**EXERCISE PROMPT:** Faithfully return all lines, omitting every embedded picture.

**SUPPLIED DATA:**
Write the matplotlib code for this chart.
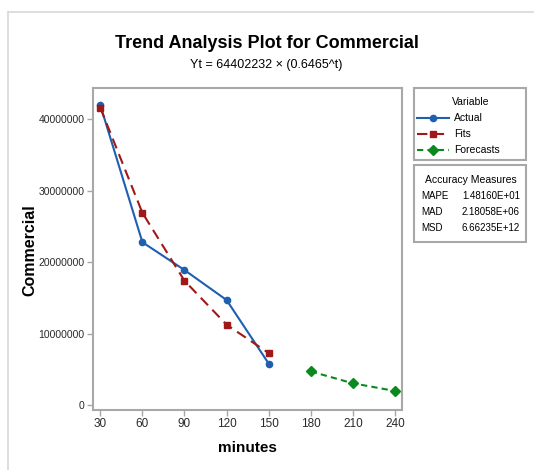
import matplotlib.pyplot as plt
from matplotlib.lines import Line2D
from matplotlib.patches import Rectangle

# Data
minutes = [30, 60, 90, 120, 150]
actual = [42000000, 22800000, 18900000, 14700000, 5800000]
fits = [41636043, 26917702, 17402294, 11250583, 7273502]
forecast_minutes = [180, 210, 240]
forecasts = [4702319, 3040049, 1965392]
xticks = [30, 60, 90, 120, 150, 180, 210, 240]
yticks = [0, 10000000, 20000000, 30000000, 40000000]
series_names = ["Actual", "Fits", "Forecasts"]
measure_names = ["MAPE", "MAD", "MSD"]
measure_values = ["1.48160E+01", "2.18058E+06", "6.66235E+12"]

plt.rcParams["font.family"] = ["Liberation Sans", "DejaVu Sans"]
blue = "#1f5fb0"
red = "#a01818"
green = "#0a8a1e"
gray = "#a8a8a8"
txt = "#2a2a2a"

W, H = 534, 470
fig = plt.figure(figsize=(W / 100, H / 100), dpi=100)

def fx(px):
    return px / W

def fy(py):
    return 1 - py / H

# light frame around the picture
fig.add_artist(Line2D([fx(8), 1], [fy(11.5), fy(11.5)], color="#d8d8d8", lw=1.2))
fig.add_artist(Line2D([fx(8), fx(8)], [fy(11.5), 0], color="#d8d8d8", lw=1.2))

ax = fig.add_axes([fx(93), fy(410), fx(402) - fx(93), fy(88) - fy(410)])
styles = [
    dict(color=blue, lw=1.5, marker="o", ms=4.5),
    dict(color=red, lw=1.5, ls=(0, (5, 3)), marker="s", ms=5),
    dict(color=green, lw=1.5, ls=(0, (3, 2)), marker="D", ms=5),
]
ax.plot(minutes, actual, **styles[0])
ax.plot(minutes, fits, **styles[1])
ax.plot(forecast_minutes, forecasts, **styles[2])

ax.set_xlim(24.8, 245)
ax.set_ylim(-700000, 44400000)
ax.set_xticks(xticks)
ax.set_yticks(yticks)
ax.set_xticklabels([str(v) for v in xticks], fontsize=8.5, color=txt)
ax.set_yticklabels([str(v) for v in yticks], fontsize=7.5, color=txt)
ax.tick_params(direction="out", length=4, color=gray, width=1, pad=2)
for s in ax.spines.values():
    s.set_color(gray)
    s.set_linewidth(1.5)

ax.set_xlabel("minutes", fontsize=11, fontweight="bold")
ax.xaxis.set_label_coords((247 - 93) / 309, -(441 - 410) / 322)
ax.set_ylabel("Commercial", fontsize=11.5, fontweight="bold")
ax.yaxis.set_label_coords(-(93 - 37) / 309, (410 - 250) / 322)

fig.text(fx(267), fy(43), "Trend Analysis Plot for Commercial",
         fontsize=13, fontweight="bold", ha="center", va="center")
fig.text(fx(266), fy(65), "Yt = 64402232 \u00d7 (0.6465^t)",
         fontsize=9, ha="center", va="center")

# legend box
fig.add_artist(Rectangle((fx(414), fy(160)), fx(526) - fx(414), fy(88) - fy(160),
                         transform=fig.transFigure, fill=False, edgecolor=gray, lw=1.5))
fig.text(fx(471), fy(102), "Variable", fontsize=7.5, ha="center", va="center")
for i, (name, st) in enumerate(zip(series_names, styles)):
    y = fy(118 + i * 16)
    fig.add_artist(Line2D([fx(417), fx(449)], [y, y], transform=fig.transFigure,
                          **{k: v for k, v in st.items() if k != "marker"}))
    fig.add_artist(Line2D([fx(433)], [y], transform=fig.transFigure, color=st["color"],
                          marker=st["marker"], ms=st["ms"], lw=0))
    fig.text(fx(454), y, name, fontsize=7.5, ha="left", va="center")

# accuracy measures box
fig.add_artist(Rectangle((fx(414), fy(242)), fx(526) - fx(414), fy(165) - fy(242),
                         transform=fig.transFigure, fill=False, edgecolor=gray, lw=1.5))
fig.text(fx(471), fy(180), "Accuracy Measures", fontsize=7.5, ha="center", va="center")
for i, (name, val) in enumerate(zip(measure_names, measure_values)):
    y = fy(196 + i * 16)
    fig.text(fx(421), y, name, fontsize=7, ha="left", va="center")
    fig.text(fx(520), y, val, fontsize=7, ha="right", va="center")

fig.savefig("out.png", dpi=100)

**TASK ANSWER:**
Write the matplotlib code for this chart.
import matplotlib.pyplot as plt
from matplotlib.lines import Line2D
from matplotlib.patches import Rectangle

# Data
minutes = [30, 60, 90, 120, 150]
actual = [42000000, 22800000, 18900000, 14700000, 5800000]
fits = [41636043, 26917702, 17402294, 11250583, 7273502]
forecast_minutes = [180, 210, 240]
forecasts = [4702319, 3040049, 1965392]
xticks = [30, 60, 90, 120, 150, 180, 210, 240]
yticks = [0, 10000000, 20000000, 30000000, 40000000]
series_names = ["Actual", "Fits", "Forecasts"]
measure_names = ["MAPE", "MAD", "MSD"]
measure_values = ["1.48160E+01", "2.18058E+06", "6.66235E+12"]

plt.rcParams["font.family"] = ["Liberation Sans", "DejaVu Sans"]
blue = "#1f5fb0"
red = "#a01818"
green = "#0a8a1e"
gray = "#a8a8a8"
txt = "#2a2a2a"

W, H = 534, 470
fig = plt.figure(figsize=(W / 100, H / 100), dpi=100)

def fx(px):
    return px / W

def fy(py):
    return 1 - py / H

# light frame around the picture
fig.add_artist(Line2D([fx(8), 1], [fy(11.5), fy(11.5)], color="#d8d8d8", lw=1.2))
fig.add_artist(Line2D([fx(8), fx(8)], [fy(11.5), 0], color="#d8d8d8", lw=1.2))

ax = fig.add_axes([fx(93), fy(410), fx(402) - fx(93), fy(88) - fy(410)])
styles = [
    dict(color=blue, lw=1.5, marker="o", ms=4.5),
    dict(color=red, lw=1.5, ls=(0, (5, 3)), marker="s", ms=5),
    dict(color=green, lw=1.5, ls=(0, (3, 2)), marker="D", ms=5),
]
ax.plot(minutes, actual, **styles[0])
ax.plot(minutes, fits, **styles[1])
ax.plot(forecast_minutes, forecasts, **styles[2])

ax.set_xlim(24.8, 245)
ax.set_ylim(-700000, 44400000)
ax.set_xticks(xticks)
ax.set_yticks(yticks)
ax.set_xticklabels([str(v) for v in xticks], fontsize=8.5, color=txt)
ax.set_yticklabels([str(v) for v in yticks], fontsize=7.5, color=txt)
ax.tick_params(direction="out", length=4, color=gray, width=1, pad=2)
for s in ax.spines.values():
    s.set_color(gray)
    s.set_linewidth(1.5)

ax.set_xlabel("minutes", fontsize=11, fontweight="bold")
ax.xaxis.set_label_coords((247 - 93) / 309, -(441 - 410) / 322)
ax.set_ylabel("Commercial", fontsize=11.5, fontweight="bold")
ax.yaxis.set_label_coords(-(93 - 37) / 309, (410 - 250) / 322)

fig.text(fx(267), fy(43), "Trend Analysis Plot for Commercial",
         fontsize=13, fontweight="bold", ha="center", va="center")
fig.text(fx(266), fy(65), "Yt = 64402232 \u00d7 (0.6465^t)",
         fontsize=9, ha="center", va="center")

# legend box
fig.add_artist(Rectangle((fx(414), fy(160)), fx(526) - fx(414), fy(88) - fy(160),
                         transform=fig.transFigure, fill=False, edgecolor=gray, lw=1.5))
fig.text(fx(471), fy(102), "Variable", fontsize=7.5, ha="center", va="center")
for i, (name, st) in enumerate(zip(series_names, styles)):
    y = fy(118 + i * 16)
    fig.add_artist(Line2D([fx(417), fx(449)], [y, y], transform=fig.transFigure,
                          **{k: v for k, v in st.items() if k != "marker"}))
    fig.add_artist(Line2D([fx(433)], [y], transform=fig.transFigure, color=st["color"],
                          marker=st["marker"], ms=st["ms"], lw=0))
    fig.text(fx(454), y, name, fontsize=7.5, ha="left", va="center")

# accuracy measures box
fig.add_artist(Rectangle((fx(414), fy(242)), fx(526) - fx(414), fy(165) - fy(242),
                         transform=fig.transFigure, fill=False, edgecolor=gray, lw=1.5))
fig.text(fx(471), fy(180), "Accuracy Measures", fontsize=7.5, ha="center", va="center")
for i, (name, val) in enumerate(zip(measure_names, measure_values)):
    y = fy(196 + i * 16)
    fig.text(fx(421), y, name, fontsize=7, ha="left", va="center")
    fig.text(fx(520), y, val, fontsize=7, ha="right", va="center")

fig.savefig("out.png", dpi=100)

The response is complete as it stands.